** START OF Data segment **

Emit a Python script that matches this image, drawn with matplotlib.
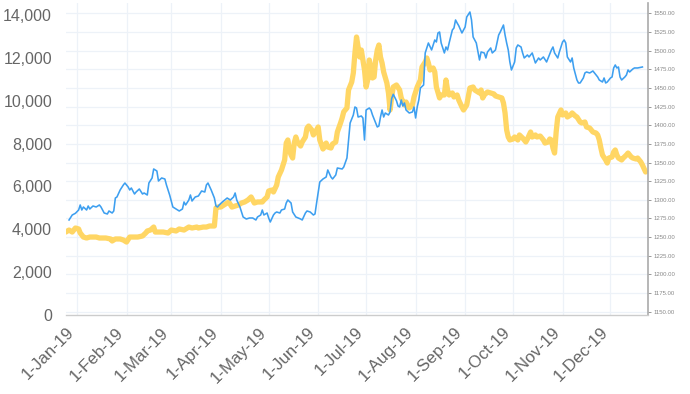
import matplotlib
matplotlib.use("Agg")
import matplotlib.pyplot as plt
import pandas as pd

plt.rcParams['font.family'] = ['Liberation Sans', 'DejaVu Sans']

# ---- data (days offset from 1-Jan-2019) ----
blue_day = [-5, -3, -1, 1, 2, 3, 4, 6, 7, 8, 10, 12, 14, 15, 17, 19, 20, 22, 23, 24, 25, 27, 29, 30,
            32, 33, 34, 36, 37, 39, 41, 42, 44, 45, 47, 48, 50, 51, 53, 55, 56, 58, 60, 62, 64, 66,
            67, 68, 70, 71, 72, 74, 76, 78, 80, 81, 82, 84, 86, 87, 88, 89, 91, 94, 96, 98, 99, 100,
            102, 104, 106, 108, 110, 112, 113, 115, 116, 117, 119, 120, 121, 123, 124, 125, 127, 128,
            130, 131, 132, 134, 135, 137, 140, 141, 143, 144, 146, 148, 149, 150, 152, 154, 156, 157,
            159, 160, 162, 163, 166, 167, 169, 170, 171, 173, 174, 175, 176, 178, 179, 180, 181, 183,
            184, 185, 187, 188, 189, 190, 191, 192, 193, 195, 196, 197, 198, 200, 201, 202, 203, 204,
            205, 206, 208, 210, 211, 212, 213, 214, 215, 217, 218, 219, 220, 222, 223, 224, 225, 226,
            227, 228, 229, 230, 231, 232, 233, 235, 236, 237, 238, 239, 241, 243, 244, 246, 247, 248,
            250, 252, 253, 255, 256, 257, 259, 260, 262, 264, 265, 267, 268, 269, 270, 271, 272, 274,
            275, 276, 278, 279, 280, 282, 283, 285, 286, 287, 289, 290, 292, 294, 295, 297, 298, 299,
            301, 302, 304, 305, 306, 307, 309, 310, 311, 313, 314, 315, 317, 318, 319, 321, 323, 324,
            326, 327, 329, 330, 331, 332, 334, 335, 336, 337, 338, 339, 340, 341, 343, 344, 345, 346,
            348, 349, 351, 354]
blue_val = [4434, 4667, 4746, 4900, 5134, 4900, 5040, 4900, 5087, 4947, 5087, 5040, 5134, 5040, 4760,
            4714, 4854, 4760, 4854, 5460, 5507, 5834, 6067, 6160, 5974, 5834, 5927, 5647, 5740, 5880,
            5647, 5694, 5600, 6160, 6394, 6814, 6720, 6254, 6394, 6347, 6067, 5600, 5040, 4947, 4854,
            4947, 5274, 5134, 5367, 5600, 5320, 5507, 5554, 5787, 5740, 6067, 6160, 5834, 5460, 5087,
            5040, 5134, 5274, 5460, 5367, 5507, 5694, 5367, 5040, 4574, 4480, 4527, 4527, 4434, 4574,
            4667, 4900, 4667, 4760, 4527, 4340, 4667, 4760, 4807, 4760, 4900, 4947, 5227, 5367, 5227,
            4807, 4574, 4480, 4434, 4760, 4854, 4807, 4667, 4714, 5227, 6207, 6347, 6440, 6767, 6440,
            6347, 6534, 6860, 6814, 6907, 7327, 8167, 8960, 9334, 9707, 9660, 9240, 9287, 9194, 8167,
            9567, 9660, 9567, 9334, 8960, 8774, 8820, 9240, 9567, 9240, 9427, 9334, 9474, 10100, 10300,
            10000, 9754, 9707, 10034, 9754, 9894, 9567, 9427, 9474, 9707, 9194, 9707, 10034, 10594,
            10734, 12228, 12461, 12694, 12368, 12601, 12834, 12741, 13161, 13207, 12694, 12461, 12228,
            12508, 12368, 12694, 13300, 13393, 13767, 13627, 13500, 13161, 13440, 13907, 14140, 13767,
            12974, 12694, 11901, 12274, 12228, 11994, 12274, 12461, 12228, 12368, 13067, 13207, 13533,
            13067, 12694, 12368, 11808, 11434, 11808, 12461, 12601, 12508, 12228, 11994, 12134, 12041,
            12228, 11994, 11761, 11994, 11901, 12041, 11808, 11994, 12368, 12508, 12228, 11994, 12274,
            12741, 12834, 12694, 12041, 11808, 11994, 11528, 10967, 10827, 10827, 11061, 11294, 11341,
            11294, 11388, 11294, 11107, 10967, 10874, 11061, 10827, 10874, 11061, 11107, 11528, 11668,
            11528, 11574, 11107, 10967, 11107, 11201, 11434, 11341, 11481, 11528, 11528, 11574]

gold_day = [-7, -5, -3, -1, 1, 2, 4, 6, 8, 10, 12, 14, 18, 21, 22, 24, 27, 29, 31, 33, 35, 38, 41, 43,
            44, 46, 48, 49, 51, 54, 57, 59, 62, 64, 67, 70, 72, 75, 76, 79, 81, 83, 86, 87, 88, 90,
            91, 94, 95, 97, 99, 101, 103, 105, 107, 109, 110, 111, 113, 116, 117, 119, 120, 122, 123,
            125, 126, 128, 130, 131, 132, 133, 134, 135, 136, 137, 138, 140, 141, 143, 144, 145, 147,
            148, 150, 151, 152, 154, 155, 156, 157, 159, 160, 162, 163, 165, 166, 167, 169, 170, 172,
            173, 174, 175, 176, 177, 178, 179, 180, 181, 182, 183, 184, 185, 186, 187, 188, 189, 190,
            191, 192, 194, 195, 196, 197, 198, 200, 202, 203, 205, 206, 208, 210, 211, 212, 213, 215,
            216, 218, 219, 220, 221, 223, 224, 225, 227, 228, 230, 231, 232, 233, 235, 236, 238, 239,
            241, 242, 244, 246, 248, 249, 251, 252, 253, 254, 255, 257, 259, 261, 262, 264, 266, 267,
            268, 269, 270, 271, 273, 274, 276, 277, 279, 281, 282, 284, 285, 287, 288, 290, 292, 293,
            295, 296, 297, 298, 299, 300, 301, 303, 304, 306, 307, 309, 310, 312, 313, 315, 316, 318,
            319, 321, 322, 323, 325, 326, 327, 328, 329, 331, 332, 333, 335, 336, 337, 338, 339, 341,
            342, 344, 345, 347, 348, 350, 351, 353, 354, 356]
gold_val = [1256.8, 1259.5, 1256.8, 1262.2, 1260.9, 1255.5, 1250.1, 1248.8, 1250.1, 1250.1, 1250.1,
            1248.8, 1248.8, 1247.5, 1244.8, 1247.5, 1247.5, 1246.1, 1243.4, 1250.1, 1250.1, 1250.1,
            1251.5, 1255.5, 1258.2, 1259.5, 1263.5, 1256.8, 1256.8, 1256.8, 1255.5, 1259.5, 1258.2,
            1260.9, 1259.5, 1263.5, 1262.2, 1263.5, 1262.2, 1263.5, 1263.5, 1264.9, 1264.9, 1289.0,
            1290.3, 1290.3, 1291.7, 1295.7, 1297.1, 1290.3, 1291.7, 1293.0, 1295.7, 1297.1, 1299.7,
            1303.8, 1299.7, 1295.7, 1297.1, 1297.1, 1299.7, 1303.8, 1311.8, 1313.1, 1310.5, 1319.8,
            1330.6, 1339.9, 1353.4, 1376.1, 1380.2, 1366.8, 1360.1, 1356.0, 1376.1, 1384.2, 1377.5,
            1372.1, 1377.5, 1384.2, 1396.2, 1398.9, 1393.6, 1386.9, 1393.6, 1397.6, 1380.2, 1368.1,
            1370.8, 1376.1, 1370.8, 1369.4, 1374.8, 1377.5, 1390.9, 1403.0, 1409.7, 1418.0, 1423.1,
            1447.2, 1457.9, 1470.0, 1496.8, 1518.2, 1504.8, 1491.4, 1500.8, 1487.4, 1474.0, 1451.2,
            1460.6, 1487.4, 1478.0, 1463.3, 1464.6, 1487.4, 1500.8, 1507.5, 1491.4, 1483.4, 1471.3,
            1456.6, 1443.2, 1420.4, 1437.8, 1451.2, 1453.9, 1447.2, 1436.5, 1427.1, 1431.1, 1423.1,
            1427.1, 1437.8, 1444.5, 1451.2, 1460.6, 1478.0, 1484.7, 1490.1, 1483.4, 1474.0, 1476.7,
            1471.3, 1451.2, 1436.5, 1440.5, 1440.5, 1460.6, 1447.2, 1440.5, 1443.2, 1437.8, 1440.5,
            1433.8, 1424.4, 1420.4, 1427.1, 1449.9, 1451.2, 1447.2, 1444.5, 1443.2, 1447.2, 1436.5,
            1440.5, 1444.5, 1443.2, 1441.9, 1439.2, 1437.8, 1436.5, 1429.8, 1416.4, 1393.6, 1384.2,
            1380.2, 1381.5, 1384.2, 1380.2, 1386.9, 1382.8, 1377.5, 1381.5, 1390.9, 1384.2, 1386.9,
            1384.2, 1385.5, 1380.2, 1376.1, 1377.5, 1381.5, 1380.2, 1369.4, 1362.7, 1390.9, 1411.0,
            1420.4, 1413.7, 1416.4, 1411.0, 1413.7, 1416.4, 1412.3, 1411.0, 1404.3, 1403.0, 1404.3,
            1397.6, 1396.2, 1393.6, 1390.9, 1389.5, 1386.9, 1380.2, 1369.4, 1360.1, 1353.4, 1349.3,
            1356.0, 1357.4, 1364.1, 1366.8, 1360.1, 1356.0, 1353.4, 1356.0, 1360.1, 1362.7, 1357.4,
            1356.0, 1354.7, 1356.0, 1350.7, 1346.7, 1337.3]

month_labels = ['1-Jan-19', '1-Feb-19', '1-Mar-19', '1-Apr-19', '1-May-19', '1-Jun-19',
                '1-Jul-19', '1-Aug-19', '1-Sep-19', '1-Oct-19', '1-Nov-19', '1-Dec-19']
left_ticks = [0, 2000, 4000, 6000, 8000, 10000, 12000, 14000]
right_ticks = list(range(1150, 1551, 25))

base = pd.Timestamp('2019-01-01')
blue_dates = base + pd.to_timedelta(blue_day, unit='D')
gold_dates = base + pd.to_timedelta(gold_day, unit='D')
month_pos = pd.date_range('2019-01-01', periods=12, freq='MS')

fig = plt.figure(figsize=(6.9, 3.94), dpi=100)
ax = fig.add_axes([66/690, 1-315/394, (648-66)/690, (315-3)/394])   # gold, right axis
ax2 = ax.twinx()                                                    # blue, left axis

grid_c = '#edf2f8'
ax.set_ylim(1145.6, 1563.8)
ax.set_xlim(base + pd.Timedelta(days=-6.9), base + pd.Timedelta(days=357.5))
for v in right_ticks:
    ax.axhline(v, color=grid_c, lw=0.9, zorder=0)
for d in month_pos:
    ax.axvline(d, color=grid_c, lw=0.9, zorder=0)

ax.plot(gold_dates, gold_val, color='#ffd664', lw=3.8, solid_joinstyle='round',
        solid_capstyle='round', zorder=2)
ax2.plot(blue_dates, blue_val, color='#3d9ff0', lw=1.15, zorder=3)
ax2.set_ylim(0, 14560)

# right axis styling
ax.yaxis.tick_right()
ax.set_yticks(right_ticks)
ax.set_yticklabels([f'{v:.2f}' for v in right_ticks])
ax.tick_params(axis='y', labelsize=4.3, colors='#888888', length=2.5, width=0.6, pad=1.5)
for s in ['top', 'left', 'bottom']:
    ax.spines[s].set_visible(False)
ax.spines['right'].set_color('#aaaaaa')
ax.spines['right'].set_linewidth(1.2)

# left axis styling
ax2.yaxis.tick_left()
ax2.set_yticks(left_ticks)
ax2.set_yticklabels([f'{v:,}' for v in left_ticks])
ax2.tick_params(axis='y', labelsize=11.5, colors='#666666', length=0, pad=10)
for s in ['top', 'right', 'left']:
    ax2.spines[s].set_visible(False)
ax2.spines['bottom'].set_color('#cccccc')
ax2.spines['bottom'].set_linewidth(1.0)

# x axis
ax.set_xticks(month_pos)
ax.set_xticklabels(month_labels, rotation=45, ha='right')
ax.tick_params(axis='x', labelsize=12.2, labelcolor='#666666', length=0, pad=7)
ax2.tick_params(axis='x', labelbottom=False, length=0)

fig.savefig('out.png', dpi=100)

** END OF Data segment **

● **Task prompt**
Write out each line of the listing above, exactly, from its first line to the line holding "plt.rcParams['font.family'] = ['Liberation", inclusive. Skip the pictures.

● **Output of the task**
Emit a Python script that matches this image, drawn with matplotlib.
import matplotlib
matplotlib.use("Agg")
import matplotlib.pyplot as plt
import pandas as pd

plt.rcParams['font.family'] = ['Liberation Sans', 'DejaVu Sans']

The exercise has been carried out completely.